The most massive galaxy cluster ever observed in the early universe is quite a bit bigger than astronomers had thought.

New measurements by NASA's Hubble Space Telescope suggest that the cluster nicknamed "El Gordo" (Spanish for "the fat one") contains about as much mass as 3 quadrillion suns. That's 43 percent larger than previous work had estimated, researchers said.

"It's given us an even stronger probability that this is really an amazing system very early in the universe," study leader James Jee, of the University of California at Davis, said in a statement. [See more 'El Gordo' Galaxy Cluster Photos in Hubble's Latest Views]

The El Gordo galaxy cluster — whose formal name is ACT-CL J0102-4915 — is located more than 7 billion light-years from Earth. So astronomers are seeing the cluster as it existed when the universe was less than half of its current age (which is about 13.8 billion years).

El Gordo's mass was reported in January 2012 to be around 2 quadrillion suns. Researchers arrived at that estimate by studying the temperature of gas and movement of galaxies within the cluster using NASA's Chandra X-ray Observatory and the European Southern Observatory's Very Large Telescope array in Chile.

The calculation had some uncertainty about it, however, chiefly because El Gordo may be the result of a collision between two constituent clusters.

"We wondered what happens when you catch a cluster in the midst of a major merger and how the merger process influences both the X-ray gas and the motion of the galaxies," said co-author John Hughes of Rutgers University. "So the bottom line is that because of the complicated merger state, it left some questions about the reliability of the mass estimates we were making."

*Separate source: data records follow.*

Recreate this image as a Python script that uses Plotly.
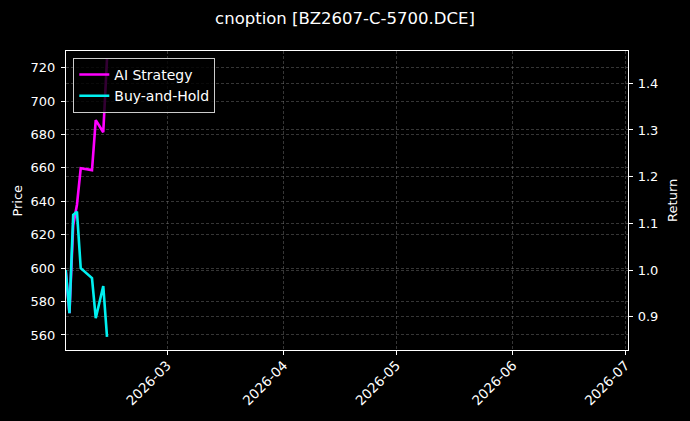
import plotly.graph_objects as go

# Backtest equity curves (return multiple)
dates = ["2026-02-02", "2026-02-03", "2026-02-04", "2026-02-05", "2026-02-06",
         "2026-02-09", "2026-02-10", "2026-02-12", "2026-02-13"]
ai_strategy = [1.000, 0.908, 1.096, 1.140, 1.218, 1.214, 1.321, 1.295, 1.452]
buy_and_hold = [1.000, 0.908, 1.118, 1.125, 1.004, 0.983, 0.897, 0.966, 0.857]

price_ticks = [560, 580, 600, 620, 640, 660, 680, 700, 720]
return_ticks = [0.9, 1.0, 1.1, 1.2, 1.3, 1.4]
date_ticks = ["2026-03-01", "2026-04-01", "2026-05-01", "2026-06-01", "2026-07-01"]
date_labels = ["2026-03", "2026-04", "2026-05", "2026-06", "2026-07"]

FONT = "DejaVu Sans"
GRID = "rgba(128,128,128,0.42)"

fig = go.Figure()
# empty price trace, only so that the left Price axis is drawn
fig.add_trace(go.Scatter(x=[], y=[], name="Price", mode="lines",
                         showlegend=False, hoverinfo="skip", yaxis="y"))
fig.add_trace(go.Scatter(x=dates, y=ai_strategy, name="AI Strategy", mode="lines",
                         line=dict(color="#ff00ff", width=2.6), yaxis="y2"))
fig.add_trace(go.Scatter(x=dates, y=buy_and_hold, name="Buy-and-Hold", mode="lines",
                         line=dict(color="#00f0f0", width=2.6), yaxis="y2"))

axis_common = dict(
    showline=True, linecolor="white", linewidth=1.2,
    ticks="outside", tickcolor="white", ticklen=4,
    showgrid=True, gridcolor=GRID, griddash="3px,2px", gridwidth=0.6,
    zeroline=False, automargin=False,
)
ytick_font = dict(family=FONT, size=13, color="white")
xtick_font = dict(family=FONT, size=13.5, color="white")

fig.update_layout(
    width=690, height=421,
    paper_bgcolor="black", plot_bgcolor="black",
    margin=dict(l=66, r=62, t=51, b=71),
    title=dict(text="cnoption [BZ2607-C-5700.DCE]", x=0.5, xanchor="center",
               y=0.957, yanchor="middle",
               font=dict(family=FONT, size=16.5, color="white"),
               automargin=False),
    showlegend=True,
    legend=dict(x=0.013, y=0.977, xanchor="left", yanchor="top",
                bgcolor="rgba(0,0,0,0.8)", bordercolor="#cccccc", borderwidth=1,
                font=dict(family=FONT, size=14, color="white"),
                itemwidth=30, tracegroupgap=0),
    xaxis=dict(**axis_common, type="date",
               range=["2026-02-02 02:00", "2026-07-01 16:00"],
               tickvals=date_ticks, ticktext=date_labels, tickangle=-45,
               tickfont=xtick_font, ticklabelstandoff=-3, mirror=True),
    yaxis=dict(**axis_common, range=[551, 730], tickvals=price_ticks,
               tickfont=ytick_font, ticklabelstandoff=3),
    yaxis2=dict(**axis_common, overlaying="y", side="right",
                range=[0.829, 1.469], tickvals=return_ticks,
                tickformat=".1f", tickfont=ytick_font, ticklabelstandoff=2),
)

# axis titles placed as annotations so their distance from the ticks is fixed
fig.add_annotation(text="Price", xref="paper", yref="paper", x=-0.087, y=0.5,
                   textangle=-90, showarrow=False, xanchor="center", yanchor="middle",
                   font=dict(family=FONT, size=13, color="white"))
fig.add_annotation(text="Return", xref="paper", yref="paper", x=1.079, y=0.5,
                   textangle=-90, showarrow=False, xanchor="center", yanchor="middle",
                   font=dict(family=FONT, size=13, color="white"))

# page margin off and black, so the figure fills the window like the reference
page_css = "document.body.style.margin='0';document.body.style.background='black';"
fig.write_html("out.html", post_script=page_css, config={"displayModeBar": False})
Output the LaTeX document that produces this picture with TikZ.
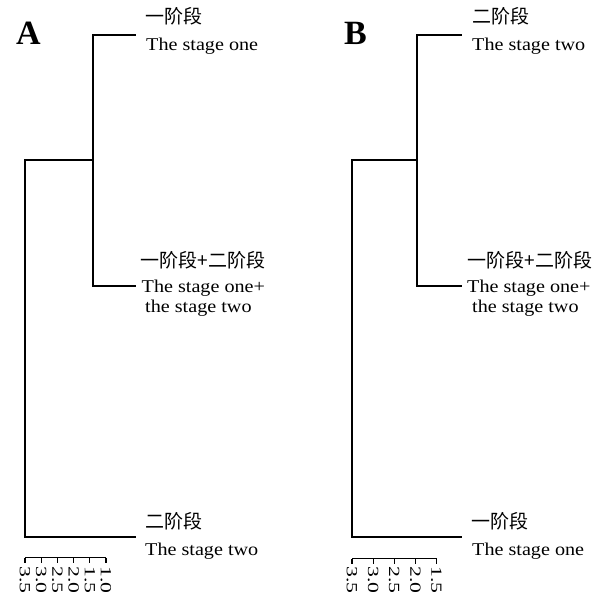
\documentclass[tikz,border=0pt]{standalone}
\usepackage{fontspec}
\usepackage{graphicx}
\setmainfont{Liberation Serif}
\newfontfamily\cjk{Noto Sans CJK SC}
\newcommand\sxw[1]{\scalebox{1.12}[1]{#1}}
\newcommand\tkw[1]{\scalebox{1.4}[1]{#1}}
\tikzset{
  tree/.style={line width=1.4pt, line cap=rect},
  lat/.style={font=\fontsize{18}{20}\selectfont, inner sep=0pt, anchor=base west},
  cjkt/.style={font=\cjk\fontsize{19}{22}\selectfont, inner sep=0pt, anchor=west},
  ticklab/.style={font=\fontsize{15.5}{15.5}\selectfont, inner sep=0pt, anchor=west, rotate=-90},
  panel/.style={font=\bfseries\fontsize{34}{34}\selectfont, inner sep=0pt, anchor=base},
  axisline/.style={line width=1.2pt}
}
\begin{document}
\begin{tikzpicture}[x=1pt,y=-1pt]
\useasboundingbox (0,0) rectangle (603,597);

% ---------------- Panel A ----------------
\node[panel] (labA) at (28.5,45) {A};
\coordinate (Aroot-t) at (25,160);
\coordinate (Aroot-b) at (25,537);
\coordinate (Ain-l) at (25,160);
\coordinate (Ain) at (93,160);
\coordinate (Ain-t) at (93,35);
\coordinate (Ain-b) at (93,286);
\coordinate (Aleaf1) at (135,35);
\coordinate (Aleaf2) at (135,286);
\coordinate (Aleaf3) at (135,537);
\draw[tree] (Aroot-t) -- (Aroot-b) -- (Aleaf3);
\draw[tree] (Ain-l) -- (Ain);
\draw[tree] (Aleaf1) -- (Ain-t) -- (Ain-b) -- (Aleaf2);

\node[cjkt] (A1c) at (145,16) {一阶段};
\node[lat] (A1e) at (146,50) {\sxw{The stage one}};
\node[cjkt] (A2c) at (140.5,260) {一阶段+二阶段};
\node[lat] (A2e) at (141.5,292) {\sxw{The stage one+}};
\node[lat] (A2f) at (145,312) {\sxw{the stage two}};
\node[cjkt] (A3c) at (145,521) {二阶段};
\node[lat] (A3e) at (145,555) {\sxw{The stage two}};

% axis A
\coordinate (Aax-l) at (25,557.5);
\coordinate (Aax-r) at (106,557.5);
\draw[axisline] (Aax-l) -- (Aax-r);
\foreach \xx/\lab [count=\i] in {25/3.5,41.2/3.0,57.4/2.5,73.6/2.0,89.8/1.5,106/1.0}{
  \coordinate (Atk\i) at (\xx,557.5);
  \coordinate (Atkb\i) at (\xx,563);
  \draw[axisline] (Atk\i) -- (Atkb\i);
  \node[ticklab] (Atl\i) at (\xx,566.5) {\tkw{\lab}};
}

% ---------------- Panel B ----------------
\node[panel] (labB) at (355.5,45) {B};
\coordinate (Broot-t) at (352,160);
\coordinate (Broot-b) at (352,537);
\coordinate (Bin-l) at (352,160);
\coordinate (Bin) at (417,160);
\coordinate (Bin-t) at (417,35);
\coordinate (Bin-b) at (417,286);
\coordinate (Bleaf1) at (461,35);
\coordinate (Bleaf2) at (461,286);
\coordinate (Bleaf3) at (461,537);
\draw[tree] (Broot-t) -- (Broot-b) -- (Bleaf3);
\draw[tree] (Bin-l) -- (Bin);
\draw[tree] (Bleaf1) -- (Bin-t) -- (Bin-b) -- (Bleaf2);

\node[cjkt] (B1c) at (472,16) {二阶段};
\node[lat] (B1e) at (472,50) {\sxw{The stage two}};
\node[cjkt] (B2c) at (467.5,260) {一阶段+二阶段};
\node[lat] (B2e) at (467,292) {\sxw{The stage one+}};
\node[lat] (B2f) at (472,312) {\sxw{the stage two}};
\node[cjkt] (B3c) at (471,521) {一阶段};
\node[lat] (B3e) at (472,555) {\sxw{The stage one}};

% axis B
\coordinate (Bax-l) at (352,558.5);
\coordinate (Bax-r) at (436.5,558.5);
\draw[axisline] (Bax-l) -- (Bax-r);
\foreach \xx/\lab [count=\i] in {352/3.5,373.1/3.0,394.2/2.5,415.4/2.0,436.5/1.5}{
  \coordinate (Btk\i) at (\xx,558.5);
  \coordinate (Btkb\i) at (\xx,564);
  \draw[axisline] (Btk\i) -- (Btkb\i);
  \node[ticklab] (Btl\i) at (\xx,566.5) {\tkw{\lab}};
}
\end{tikzpicture}
\end{document}
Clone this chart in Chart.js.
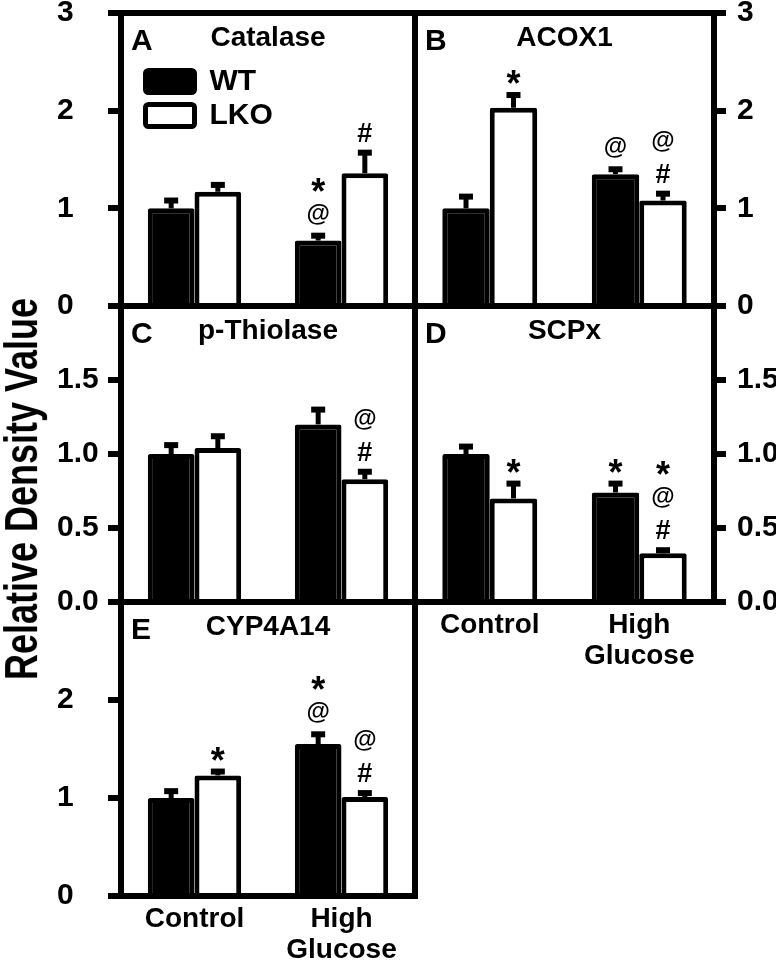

It's possible, for example, that the geometry of the merger prevented the authors of the 2012 study from gauging the true kinematic energy of El Gordo's galaxies, resulting in a mass underestimate. And Hubble's new observations suggest that this indeed was the case.

Jee and his team used Hubble to measure how much El Gordo's immense gravity is warping the images of galaxies that lie behind it, even farther from Earth. The large degree of warping translated to a mass of around 3 quadrillion suns (that's a "3" followed by 15 zeroes).

Astronomers have found clusters as massive as El Gordo — which contains several hundred galaxies — closer to Earth. But El Gordo's extreme distance makes the cluster special, since astronomers think such enormous clusters were rare when the universe was young.

The study team plans to continue studying El Gordo with Hubble. The cluster is too big to fit into the iconic space telescope's field of view, so the researchers aim to get a mosaic image next.

"We can tell it's a pretty big El Gordo, but we don't know what kind of legs he has, so we need to have a larger field of view to get the complete picture of the giant," said Felipe Menanteau of the University of Illinois at Urbana-Champaign.